Tagged as: Age differences, Big Questions, Health, Sex<< Previous question   Next question >>
Question - (28 August 2016) 6 Answers - (Newest, 4 September 2016)
A male United States age , anonymous writes:

I am 62, my domestic partner is 70.

When we first got together about 7 years ago, she was very romantic and passionate. As the years went by (most recently the past year) she became less and less interested in any passion at all. She doesn't like to kiss passionately any more, and she has told me that although she loves me very much, 'sex doesn't interest me any more'. In fact, she has told me that she 'hates it' now. For a woman of her age, she is very beautiful and in my eyes very sexy. She admits that she is not aging gracefully and she finds faults and flaws in every part of her body, which I myself cannot see. We debate over this constantly, but she never believes me. I tell her every single day how beautiful and sexy she is, and how deeply I love her but to no avail.

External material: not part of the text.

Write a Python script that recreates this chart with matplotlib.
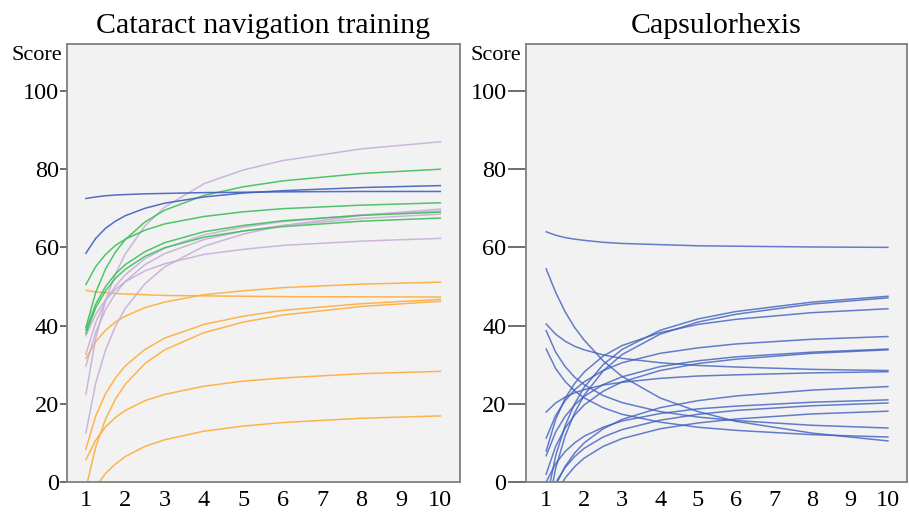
import matplotlib.pyplot as plt

plt.rcParams['font.family'] = ['Liberation Serif', 'DejaVu Serif']

attempts = [1, 1.25, 1.5, 1.75, 2, 2.5, 3, 4, 5, 6, 8, 10]

# --- Cataract navigation training ---
nav_blue = [
    [72.5, 72.9, 73.2, 73.4, 73.5, 73.7, 73.8, 74.0, 74.1, 74.2, 74.3, 74.3],
    [58.5, 62.3, 64.9, 66.7, 68.1, 70.0, 71.3, 72.9, 73.9, 74.5, 75.3, 75.8],
]
nav_green = [
    [39.5, 48.5, 54.5, 58.8, 62.0, 66.5, 69.5, 73.3, 75.5, 77.0, 78.9, 80.0],
    [50.5, 55.1, 58.2, 60.5, 62.1, 64.4, 66.0, 67.9, 69.1, 69.9, 70.8, 71.4],
    [38.8, 45.5, 50.0, 53.2, 55.6, 58.9, 61.2, 64.0, 65.6, 66.8, 68.2, 69.0],
    [38.0, 44.6, 48.9, 52.1, 54.4, 57.7, 59.9, 62.6, 64.2, 65.3, 66.7, 67.5],
]
nav_lilac = [
    [22.5, 36.8, 46.4, 53.2, 58.3, 65.5, 70.3, 76.3, 79.8, 82.2, 85.2, 87.0],
    [37.4, 42.9, 46.6, 49.3, 51.2, 54.0, 55.8, 58.2, 59.5, 60.5, 61.6, 62.3],
    [12.6, 25.3, 33.8, 39.8, 44.4, 50.7, 55.0, 60.3, 63.4, 65.6, 68.2, 69.8],
    [29.7, 38.3, 44.1, 48.2, 51.3, 55.6, 58.4, 62.0, 64.2, 65.6, 67.4, 68.5],
    [32.7, 40.8, 46.3, 50.1, 53.0, 57.1, 59.8, 63.2, 65.2, 66.6, 68.3, 69.3],
]
nav_orange = [
    [49.0, 48.6, 48.4, 48.2, 48.1, 47.9, 47.7, 47.6, 47.5, 47.4, 47.35, 47.3],
    [31.6, 35.9, 38.8, 40.9, 42.4, 44.6, 46.0, 47.9, 48.9, 49.7, 50.6, 51.1],
    [8.4, 16.9, 22.6, 26.6, 29.7, 33.9, 36.8, 40.3, 42.4, 43.9, 45.6, 46.7],
    [-1.6, 9.0, 16.1, 21.2, 25.0, 30.3, 33.8, 38.2, 40.9, 42.7, 44.9, 46.2],
    [5.7, 10.7, 14.1, 16.5, 18.3, 20.8, 22.4, 24.5, 25.8, 26.6, 27.7, 28.3],
    [-6.5, -1.3, 2.2, 4.6, 6.5, 9.1, 10.8, 13.0, 14.3, 15.2, 16.3, 16.9],
]

# --- Capsulorhexis ---
capsulo = [
    [64.0, 63.1, 62.5, 62.1, 61.8, 61.3, 61.0, 60.7, 60.4, 60.3, 60.1, 60.0],
    [54.5, 48.5, 43.5, 39.5, 36.3, 31.0, 27.0, 21.5, 18.0, 15.5, 12.5, 10.5],
    [40.4, 37.8, 36.0, 34.7, 33.8, 32.5, 31.6, 30.5, 29.8, 29.4, 28.8, 28.5],
    [38.7, 33.2, 29.5, 26.8, 24.9, 22.1, 20.3, 18.0, 16.6, 15.7, 14.5, 13.8],
    [34.0, 29.0, 25.7, 23.3, 21.5, 19.0, 17.3, 15.3, 14.0, 13.2, 12.1, 11.5],
    [17.9, 20.2, 21.7, 22.8, 23.6, 24.8, 25.5, 26.5, 27.1, 27.4, 27.9, 28.2],
    [11.2, 17.0, 20.8, 23.6, 25.6, 28.5, 30.5, 32.9, 34.3, 35.3, 36.5, 37.2],
    [7.9, 16.0, 21.4, 25.2, 28.1, 32.2, 34.9, 38.2, 40.3, 41.6, 43.3, 44.3],
    [6.7, 12.8, 16.8, 19.7, 21.9, 24.9, 26.9, 29.5, 31.0, 32.0, 33.2, 34.0],
    [-5.0, 6.7, 14.4, 20.0, 24.2, 30.0, 33.9, 38.8, 41.7, 43.6, 46.0, 47.5],
    [-9.0, 3.5, 11.8, 17.7, 22.2, 28.4, 32.6, 37.8, 40.9, 42.9, 45.5, 47.1],
    [2.0, 9.1, 13.8, 17.1, 19.7, 23.2, 25.6, 28.5, 30.3, 31.4, 32.9, 33.8],
    [-8.0, -0.8, 4.0, 7.4, 10.0, 13.6, 16.0, 19.0, 20.8, 22.0, 23.5, 24.4],
    [0.0, 4.7, 7.8, 10.0, 11.7, 14.0, 15.6, 17.5, 18.7, 19.4, 20.4, 21.0],
    [-6.0, -0.2, 3.7, 6.5, 8.6, 11.5, 13.4, 15.8, 17.3, 18.3, 19.5, 20.2],
    [-9.0, -3.0, 1.0, 3.9, 6.1, 9.1, 11.1, 13.6, 15.1, 16.1, 17.4, 18.1],
]

x_ticks = list(range(1, 11))
y_ticks = [0, 20, 40, 60, 80, 100]


def style_axes(ax, title, xlim, ytick_len):
    ax.set_facecolor('#f2f2f2')
    ax.set_xlim(*xlim)
    ax.set_ylim(0, 112)
    ax.set_xticks(x_ticks)
    ax.set_yticks(y_ticks)
    ax.tick_params(axis='x', length=0, pad=6, labelsize=17.5)
    ax.tick_params(axis='y', length=ytick_len, width=1.2, color='#555555',
                   pad=1, labelsize=17.5)
    for s in ax.spines.values():
        s.set_color('#808080')
        s.set_linewidth(1.3)
    ax.set_title(title, fontsize=21.5, pad=8)
    ax.text(-0.012, 0.995, 'Score', transform=ax.transAxes, ha='right',
            va='top', fontsize=16)


fig = plt.figure(figsize=(9.09, 5.14), dpi=100)
ax1 = fig.add_axes([0.0737, 0.0623, 0.4324, 0.852])
ax2 = fig.add_axes([0.5787, 0.0623, 0.4190, 0.852])

for y in nav_orange:
    ax1.plot(attempts, y, color='#ffad3b', lw=1.1, alpha=0.9)
for y in nav_lilac:
    ax1.plot(attempts, y, color='#c8aed8', lw=1.1, alpha=0.9)
for y in nav_green:
    ax1.plot(attempts, y, color='#3dbf5a', lw=1.1, alpha=0.9)
for y in nav_blue:
    ax1.plot(attempts, y, color='#3f5fbf', lw=1.1, alpha=0.9)

for y in capsulo:
    ax2.plot(attempts, y, color='#3f5fbf', lw=1.1, alpha=0.8)

style_axes(ax1, 'Cataract navigation training', (0.52, 10.5), 5)
style_axes(ax2, 'Capsulorhexis', (0.47, 10.5), 13)

fig.savefig('out.png', dpi=100)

Occasionally, I can break down her inhibitions enough to be able to have sex, but that is very rare. I have always been the same with her, I give her whatever she wants or needs but it's never enough for some reason. She is an excellent cook and maintains our home to perfection. She even admits that when she's in the kitchen she's in another world. I am at my wits end and don't know what to do to 're-kindle' any kind of desire in her.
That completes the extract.